Licenziamento per giustificato motivo oggettivo e procedura conciliativa
Cass civ., sez. lav., 10 giugno 2025, n. 15513
Una significativa sentenza di Cassazione ha affermato che non sempre l’effetto del licenziamento per giustificato motivo oggettivo retroagisce al momento dell’avvio della procedura conciliativa prevista dall’art. 7 della l. n. 604/1966, come modificato dall’art. 1, co. 41, l. n. 92/2012.
La decisione riguarda il caso di un lavoratore che aveva proposto istanza all’INPS di congedo biennale ex art. 42, d.lgs. n. 151/2001 nelle more dell’espletamento della procedura conciliativa. Il datore di lavoro, a sua volta, l’aveva collocato in ferie per la durata della procedura e comunicato il recesso all’esito negativo di questa. L’INPS aveva rigettato l’istanza in quanto questa era stata presentata in un momento in cui non era in corso un rapporto di lavoro, dal momento che questo si era estinto retroattivamente all’esito del tentativo di conciliazione.
La Suprema Corte ha cassato la sentenza di Appello che aveva confermato l’estinzione del rapporto fin dall’avvio della procedura. Secondo la Cassazione, dal momento che la legge prevede che il periodo eventualmente lavorato durante la procedura debba essere considerato come preavviso lavorato, è necessario distinguere il momento in cui il recesso acquista “rilevanza giuridica” e quello in cui si realizza l’effetto estintivo del rapporto: il legislatore, infatti, in questo modo mostra di considerare ancora esistente il rapporto di lavoro durante la procedura, come testimonia anche il fatto che perché si realizzi il recesso dopo il tentativo di conciliazione è necessaria una ulteriore comunicazione di licenziamento.
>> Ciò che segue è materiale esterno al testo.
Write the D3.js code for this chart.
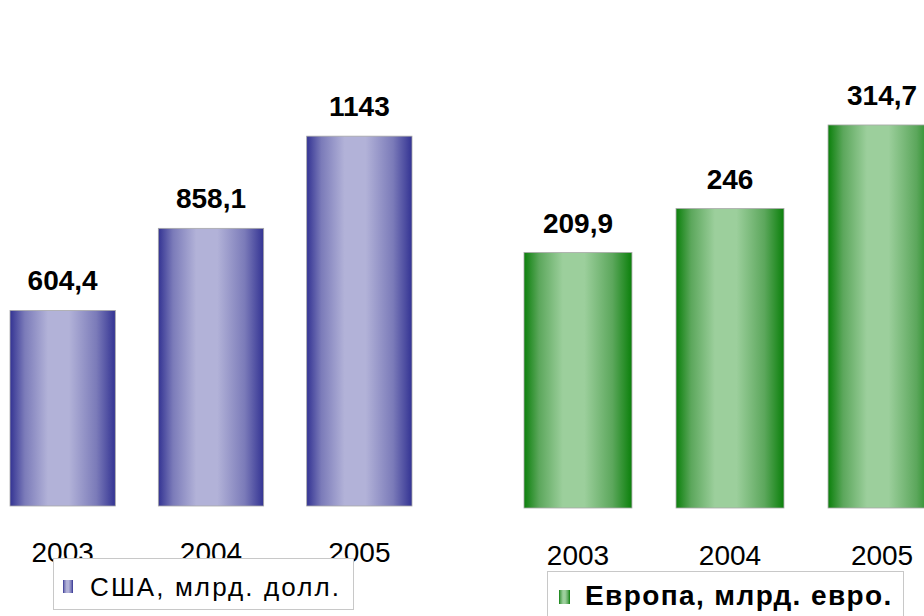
<!DOCTYPE html>
<html><head><meta charset="utf-8">
<script src="https://cdn.jsdelivr.net/npm/d3@7"></script>
<style>body{margin:0;background:#fff}svg{display:block}</style>
</head><body>
<script>
const years = ["2003", "2004", "2005"];
const usaValues = [604.4, 858.1, 1143];
const europeValues = [209.9, 246, 314.7];
const usaLegend = "США, млрд. долл.";
const europeLegend = "Европа, млрд. евро.";

const W = 924, H = 616;
const svg = d3.select("body").append("svg").attr("width", W).attr("height", H);
const defs = svg.append("defs");

function grad(id, dark, mid, light) {
  const g = defs.append("linearGradient").attr("id", id).attr("x1", "0%").attr("x2", "100%").attr("y1", "0%").attr("y2", "0%");
  [[0, dark], [0.14, mid], [0.36, light], [0.56, light], [0.82, mid], [1, dark]].forEach(([o, c]) =>
    g.append("stop").attr("offset", o).attr("stop-color", c));
}
grad("gBlue", "#333393", "#7b7bb9", "#b2b2d8");
grad("gGreen", "#0b800b", "#5ca75c", "#9ccf9c");

const fmt = v => String(v).replace(".", ",");
const font = "Liberation Sans, Arial, sans-serif";

function panel(values, xr, yBottom, yMax, yTopPx, fill, tickPad) {
  const x = d3.scaleBand().domain(years).range(xr).paddingInner(0.29).paddingOuter(0);
  const y = d3.scaleLinear().domain([0, yMax]).range([yBottom, yTopPx]);
  const g = svg.append("g");
  g.selectAll("rect.bar").data(values).join("rect").attr("class", "bar")
    .attr("x", (d, i) => x(years[i])).attr("width", x.bandwidth())
    .attr("y", d => y(d)).attr("height", d => y(0) - y(d))
    .attr("fill", `url(#${fill})`).attr("stroke", "#a8a8a8").attr("stroke-width", 0.8);
  g.selectAll("text.val").data(values).join("text").attr("class", "val")
    .attr("x", (d, i) => x(years[i]) + x.bandwidth() / 2)
    .attr("y", d => y(d) - 20)
    .attr("text-anchor", "middle").attr("font-family", font).attr("font-weight", "bold")
    .attr("font-size", 28).attr("fill", "#000").text(fmt);
  const ax = g.append("g").attr("transform", `translate(0,${yBottom})`)
    .call(d3.axisBottom(x).tickSize(0).tickPadding(tickPad));
  ax.select(".domain").remove();
  ax.selectAll("text").attr("font-family", font).attr("font-size", 28).attr("fill", "#000");
}

panel(usaValues, [10, 412], 506, 1400, 53, "gBlue", 36);
panel(europeValues, [524, 936], 508, 350, 82, "gGreen", 37);

// legends
function legend(x, y, w, h, fill, label, bold, size, ls, tx, ty, ix, iy, iw, ih) {
  const g = svg.append("g");
  g.append("rect").attr("x", x).attr("y", y).attr("width", w).attr("height", h)
    .attr("fill", "#fff").attr("stroke", "#c8c8c8").attr("stroke-width", 1);
  g.append("rect").attr("x", ix).attr("y", iy).attr("width", iw).attr("height", ih)
    .attr("fill", `url(#${fill})`);
  g.append("text").attr("x", tx).attr("y", ty).attr("font-family", font)
    .attr("font-size", size).attr("font-weight", bold ? "bold" : "normal")
    .attr("letter-spacing", ls).attr("fill", "#000").text(label);
}
legend(53.5, 558.5, 300, 51, "gBlue", usaLegend, false, 26, 2.1, 90, 596, 63, 580, 10, 13);
legend(547.5, 571.5, 356, 60, "gGreen", europeLegend, true, 28, 1.4, 585, 605, 559, 590, 11, 14);
</script>
</body></html>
Se la “rilevanza giuridica” è sempre retroattiva, l’effetto estintivo può non esserlo nel caso in cui il datore comunichi la volontà di licenziare con preavviso o comunque non interrompa il rapporto durante la procedura: così, dal momento che il ricorrente era stato collocato in ferie, il rapporto non doveva ritenersi estinto retroattivamente al momento in cui era stata proposta l’istanza di congedo. Di conseguenza, i giudici di Appello avrebbero dovuto valutare se quest’ultima avesse realizzato una sospensione del rapporto, tale da impedirne l’estinzione al termine della procedura conciliativa.